Да, в появлении его заключается для всех нас, русских, нечто бесспорно пророческое. Пушкин как раз приходит в самом начале правильного самосознания нашего, едва лишь начавшегося и зародившегося в обществе нашем после целого столетия с петровской реформы, и появление его сильно способствует освещению темной дороги нашей новым, направляющим светом. В этом-то смысле Пушкин есть пророчество и указание.

Но для Достоевского Пушкин был даже больше национального гения, ведущего Россию к современности; скорее, он был гением универсальным, объемлющим всю европейскую культуру [Достоевский 1984: 136–137].

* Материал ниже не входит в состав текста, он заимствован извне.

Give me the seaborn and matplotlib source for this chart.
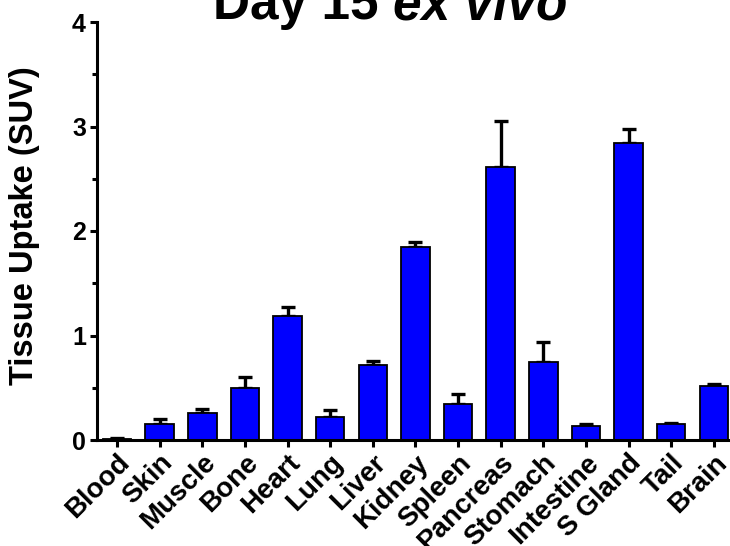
import matplotlib
matplotlib.use("Agg")
import matplotlib.pyplot as plt
import seaborn as sns
import pandas as pd
import numpy as np
from matplotlib.ticker import MultipleLocator

organs = ["Blood", "Skin", "Muscle", "Bone", "Heart", "Lung", "Liver", "Kidney",
          "Spleen", "Pancreas", "Stomach", "Intestine", "S Gland", "Tail", "Brain"]
suv_mean = [0.01, 0.155, 0.26, 0.50, 1.19, 0.22, 0.72, 1.85,
            0.34, 2.615, 0.75, 0.135, 2.845, 0.15, 0.52]
suv_err = [0.006, 0.045, 0.04, 0.10, 0.08, 0.065, 0.04, 0.04,
           0.10, 0.44, 0.185, 0.02, 0.135, 0.015, 0.012]

df = pd.DataFrame({"organ": organs, "suv": suv_mean})

sns.set_theme(style="ticks")
plt.rcParams['font.family'] = ['Liberation Sans', 'DejaVu Sans']
plt.rcParams['text.color'] = 'black'
plt.rcParams['axes.labelcolor'] = 'black'
plt.rcParams['xtick.color'] = 'black'
plt.rcParams['ytick.color'] = 'black'

fig = plt.figure(figsize=(7.3, 5.46), dpi=100)
ax = fig.add_axes([97/730, 1 - 440/546, 1 - 97/730, (440 - 22)/546])

sns.barplot(data=df, x="organ", y="suv", color="#0000FF", saturation=1,
            edgecolor="black", linewidth=1.3, width=0.67, errorbar=None,
            ax=ax, zorder=2)
for p in ax.patches:
    p.set_facecolor("#0000FF")

xs = np.arange(len(organs))
ax.errorbar(xs, suv_mean, yerr=[np.zeros(len(organs)), suv_err], fmt="none",
            ecolor="black", elinewidth=2.4, capsize=4.7, capthick=2.4, zorder=1)

ax.set_xlim(-0.47, 14.38)
ax.set_ylim(0, 4)
ax.yaxis.set_major_locator(MultipleLocator(1))
ax.yaxis.set_minor_locator(MultipleLocator(0.5))

for s in ["top", "right"]:
    ax.spines[s].set_visible(False)
for s in ["left", "bottom"]:
    ax.spines[s].set_linewidth(2.2)
    ax.spines[s].set_color("black")

ax.tick_params(axis="y", which="major", length=5, width=2.2, colors="black",
               labelsize=18, pad=3)
ax.tick_params(axis="y", which="minor", length=3.5, width=2.2, colors="black")
ax.tick_params(axis="x", which="major", length=5, width=2.2, colors="black",
               labelsize=20, pad=2)
for lbl in ax.get_yticklabels():
    lbl.set_fontweight("bold")
ax.set_xticks(xs)
ax.set_xticklabels(organs, rotation=45, ha="right", rotation_mode="anchor",
                   fontweight="bold", fontsize=20)

ax.set_xlabel("")
ax.set_ylabel("Tissue Uptake (SUV)", fontsize=23.5, fontweight="bold", color="black")
ax.yaxis.set_label_coords(-0.09, 0.512)

t1 = fig.text(213/730, 1 - 19/546, "Day 15 ", fontsize=37, fontweight="bold",
              ha="left", va="baseline", color="black")
fig.canvas.draw()
ax.annotate("ex vivo", xy=(1, 0), xycoords=t1, fontsize=37, fontweight="bold",
            fontstyle="italic", ha="left", va="bottom", annotation_clip=False,
            color="black")

fig.savefig("out.png", dpi=100)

Ибо, что такое сила духа русской народности как не стремление ее в конечных целях своих ко всемирности и ко все-человечности? Став вполне народным поэтом, Пушкин тотчас же, как только прикоснулся к силе народной, так уже и предчувствует великое грядущее назначение этой силы. Тут он угадчик, тут он пророк.

Много лет спустя Цветаева в очерке «Твоя смерть» демонстрирует ту же идею универсального гения по отношению к Рильке, называя его «волей и совестью нашего времени» [Цветаева 1994, 5: 203].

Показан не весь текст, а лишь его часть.